Yield farming explained
Yield farming, which can also be referred to as liquidity mining, involves locking your cryptocurrency in a ‘liquidity pool’ for various decentralised finance (DeFi) projects. These liquidity pools are smart contracts that hold a number of cryptocurrencies as staked by the individual owners.
For putting their crypto money in a liquidity pool, the owners are provided with returns. These returns, in the form of more crypto assets such as cryptocurrency tokens, can be further invested in other liquidity pools to generate more profits.
In a nutshell, yield farming offers an investment strategy for the passive growth of your cryptocurrency by simply locking it in a liquidity pool. However, please note, the broader yield-farming activities can range from staking to lending to borrowing using your crypto assets.

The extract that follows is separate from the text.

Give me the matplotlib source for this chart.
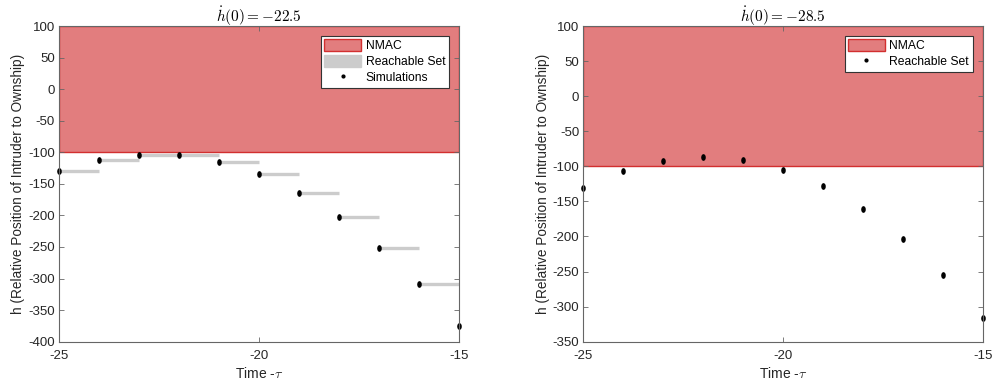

As a yield-farming example, cryptocurrency trading platform Crypto.com allows its users to stake its native CRO coins for various rewards such as interest, cashbacks and premium benefits. You can use their yield farming calculator to find out how much interest you can earn with an amount of tokens and the time you are willing to stake for.
Benefits of yield farming
The strategy of yield farming benefits investors as they can earn by holding their cryptocurrency assets for a period of time. Yet the yield-farming activity also rewards the cryptocurrency platforms as it attracts more users searching for passive returns.
The staked tokens could also gain more value as more investors would buy it for long-term returns. Therefore, yield farming can help in supporting the entire crypto ecosystem.
Risks involved
While yield farming may come across as an excellent opportunity to grow your cryptocurrency portfolio, it is not a risk-free game.
Considering yield farming makes use of secure contracts, which utilise technology to process transactions, it can attract hackers to find loopholes and exploit these liquidity pools to steal funds. Additionally, cryptocurrency markets remain extremely volatile. Any unfavourable price swings of a crypto can cause liquidity risk to its holders.
You should also be aware of scams such as fake decentralised finance (DeFi) projects marketed as liquidity pools by developers to attract investments. These are referred to as ‘rug pulls’, which is why it’s important to conduct due diligence before yield-farming crypto.